No, unfortunately that’s incorrect. The employee still needs to wear a mask if they are unvaccinated, even if they tested positive for COVID in the past. Antibodies are shown to protect an employee up to 90 days after the initial infection (and in this case the employee is past that timeline), but there’s limited research about how long that “natural immunity” lasts beyond those first 90 days. The CDC’s guidelines allowing vaccinated employees to remove their masks doesn’t currently extend to those with natural immunity.
Currently, for symptoms of a fever over 100.4° and a headache, we recommend keeping the employee out for 3 days from the date of symptom onset. The employee must also be 24 hours symptom-free to return, including 24 hours fever-free without fever-reducing medication. It’s still possible to get sick and spread illness, including COVID, once vaccinated, so at this time we will continue to exclude all employees that are experiencing symptoms.

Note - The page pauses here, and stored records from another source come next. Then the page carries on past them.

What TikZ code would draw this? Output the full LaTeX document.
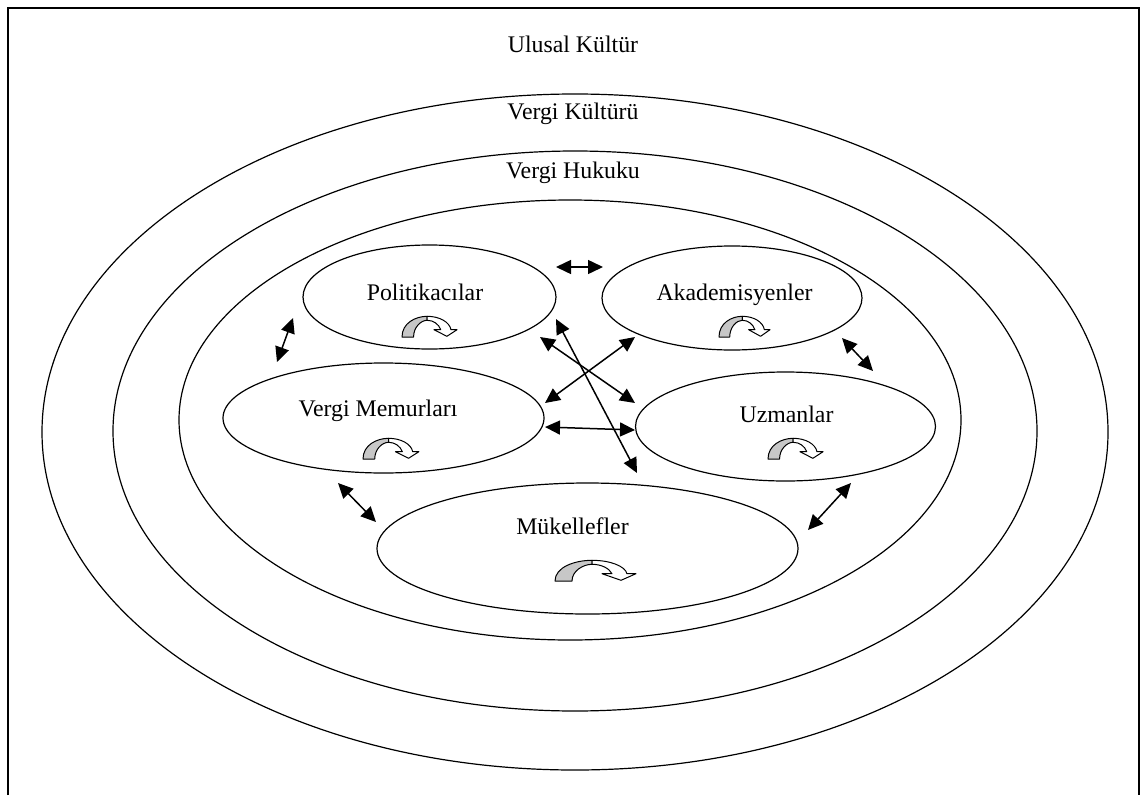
\documentclass[tikz,border=0pt]{standalone}
\usepackage{fontspec}
\setmainfont{Liberation Serif}
\usetikzlibrary{shapes.geometric,arrows.meta}
\tikzset{
  ring/.style={draw, ellipse, line width=1.2pt, inner sep=0pt},
  actor/.style={draw, ellipse, line width=1.2pt, inner sep=0pt},
  lbl/.style={anchor=base, inner sep=0pt, font=\fontsize{23.8}{28}\selectfont},
  dbl/.style={{Triangle[length=15pt,width=14pt]}-{Triangle[length=15pt,width=14pt]}, line width=1.5pt},
  loopicon/.pic={
    \filldraw[fill=black!22, line width=1pt, line join=round]
      (0,0) .. controls (0,14) and (20,20.7) .. (37,20.7) -- (37,16.7)
      .. controls (28,16.7) and (17,10) .. (17,0) -- cycle;
    \filldraw[fill=white, line width=1pt, line join=round]
      (37,20.7) .. controls (55,20.7) and (70,15) .. (72,7.3) -- (81,7.3) -- (66,0.7)
      -- (47,7.3) -- (57,7.3) .. controls (54,13) and (46,16.7) .. (37,16.7) -- cycle;
  }
}
\begin{document}
\begin{tikzpicture}[x=1pt,y=1pt]
\useasboundingbox (0,0) rectangle (1142,-795);
% frame (open at bottom)
\draw[line width=2.2pt] (8,-795) -- (8,-8) -- (1139,-8) -- (1139,-795);

% nested rings
\node[ring, minimum width=1066, minimum height=676] (kultur) at (575,-432) {};
\node[ring, minimum width=924, minimum height=560] (hukuk) at (575,-431) {};
\node[ring, minimum width=782, minimum height=440] (ic) at (570,-420) {};

\node[lbl] (tUlusal) at (573,-52) {Ulusal Kültür};
\node[lbl] (tKultur) at (573,-119) {Vergi Kültürü};
\node[lbl] (tHukuk) at (573,-178) {Vergi Hukuku};

% actors
\node[actor, minimum width=253, minimum height=104] (pol) at (429.5,-297) {};
\node[actor, minimum width=260, minimum height=104] (aka) at (732,-298) {};
\node[actor, minimum width=300, minimum height=109] (uzm) at (785.5,-426.5) {};
\node[actor, minimum width=321, minimum height=110] (mem) at (383.5,-418) {};
\node[actor, minimum width=421, minimum height=131] (muk) at (587.5,-548.5) {};

\node[lbl] (tPol) at (425,-300) {Politikacılar};
\node[lbl] (tAka) at (734.5,-300) {Akademisyenler};
\node[lbl] (tUzm) at (786.5,-422.7) {Uzmanlar};
\node[lbl] (tMem) at (378,-416) {Vergi Memurları};
\node[lbl] (tMuk) at (572.5,-534) {Mükellefler};

% self-loop icons
\pic[xscale=0.68] at (402,-337) {loopicon};
\pic[xscale=0.63] at (719,-337) {loopicon};
\pic[xscale=0.68] at (768,-459) {loopicon};
\pic[xscale=0.69] at (363,-459) {loopicon};
\pic at (555,-581) {loopicon};

% connector end points
\coordinate (a1) at (556,-267); \coordinate (b1) at (603,-267);
\coordinate (a2) at (293,-318); \coordinate (b2) at (277,-362);
\coordinate (a3) at (842,-338); \coordinate (b3) at (873,-371);
\coordinate (a4) at (338,-483); \coordinate (b4) at (376,-522);
\coordinate (a5) at (851,-483); \coordinate (b5) at (808,-530);
\coordinate (a6) at (556,-319); \coordinate (b6) at (637,-473);
\coordinate (a7) at (540,-337); \coordinate (b7) at (635,-403);
\coordinate (a8) at (545,-403); \coordinate (b8) at (635,-337);
\coordinate (a9) at (545,-427); \coordinate (b9) at (635,-430);

\draw[dbl] (a1) -- (b1);
\draw[dbl] (a2) -- (b2);
\draw[dbl] (a3) -- (b3);
\draw[dbl] (a4) -- (b4);
\draw[dbl] (a5) -- (b5);
\draw[dbl] (a6) -- (b6);
\draw[dbl] (a7) -- (b7);
\draw[dbl] (a8) -- (b8);
\draw[dbl] (a9) -- (b9);
\end{tikzpicture}
\end{document}
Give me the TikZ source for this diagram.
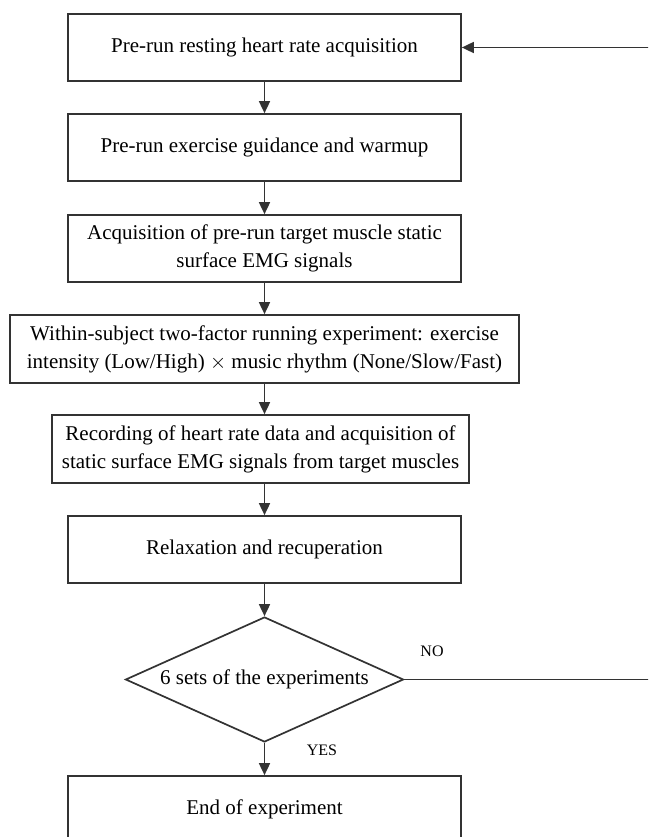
\documentclass[tikz,border=0pt]{standalone}
\usepackage{fontspec}
\setmainfont{Liberation Serif}
\usetikzlibrary{shapes.geometric,arrows.meta}

\begin{document}
\begin{tikzpicture}[x=1pt,y=-1pt,
  box/.style={draw=black!80,line width=1.7pt,align=center,inner sep=2pt,
    minimum width=393pt,minimum height=67pt,font=\fontsize{21}{28}\selectfont},
  decide/.style={draw=black!80,line width=1.7pt,diamond,aspect=2.224,inner sep=0pt,
    minimum width=278pt,minimum height=125pt,font=\fontsize{21}{28}\selectfont},
  tag/.style={font=\fontsize{16}{18}\selectfont},
  arr/.style={draw=black!80,line width=1.7pt,-{Triangle[length=12pt,width=11pt]}}]
  \useasboundingbox (0,0) rectangle (648,837);
  \clip (0,0) rectangle (648,837);
  \fill[white] (0,0) rectangle (648,837);
  % steps, top to bottom
  \node[box] (rest) at (264.5,47.5) {Pre-run resting heart rate acquisition};
  \node[box] (warm) at (264.5,147.5) {Pre-run exercise guidance and warmup};
  \node[box] (emgpre) at (264.5,248.5) {Acquisition of pre-run target muscle static\\surface EMG signals};
  \node[box,minimum width=509pt,minimum height=68pt] (trial) at (264.5,349)
    {Within-subject two-factor running experiment: exercise\\intensity (Low/High) $\times$ music rhythm (None/Slow/Fast)};
  \node[box,minimum width=417pt,minimum height=68pt] (record) at (260.5,449)
    {Recording of heart rate data and acquisition of\\static surface EMG signals from target muscles};
  \node[box] (relax) at (264.5,549.5) {Relaxation and recuperation};
  \node[decide] (sets) at (264.5,679.5) {6 sets of the experiments};
  \node[box] (stop) at (264.5,809.5) {End of experiment};
  % arrows
  \draw[arr] (rest) -- (warm);
  \draw[arr] (warm) -- (emgpre);
  \draw[arr] (emgpre) -- (trial);
  \draw[arr] (trial.south) -- (trial.south |- record.north);
  \draw[arr] (relax.north |- record.south) -- (relax.north);
  \draw[arr] (relax) -- (sets);
  \draw[arr] (sets) -- (stop);
  % loop back, runs off the right edge
  \draw[arr] (sets.east) -- ++(262,0) |- (rest.east);
  \node[tag] (no) at (432,651) {NO};
  \node[tag] (yes) at (322,750) {YES};
\end{tikzpicture}
\end{document}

It’s possible someone will test positive for COVID if they’re continuing to have symptoms, no matter the timeline. Currently, the CDC recommends that COVID+ employees are excluded for 10 days from the date of symptom onset, and that they must be 24 hours fever free without the use of fever-reducing medications with all other symptoms improving. Because someone could still test positive for weeks or months, even without symptoms, the CDC doesn’t recommend return-to-work testing.
According to the CDC’s vaccine advisors, there is a low risk for myocarditis (an inflammation of the heart muscle) following the mRNA COVID vaccine. The CDC’s vaccine safety monitoring system reported 12.6 cases per million in people ages 12-39, occurring within a 3 week period after the second dose. Vaccine-related myocarditis is highly treatable and has a good recovery rate for patients. Although myocarditis is possible after the vaccine, the benefits of the vaccine far outweigh the risks.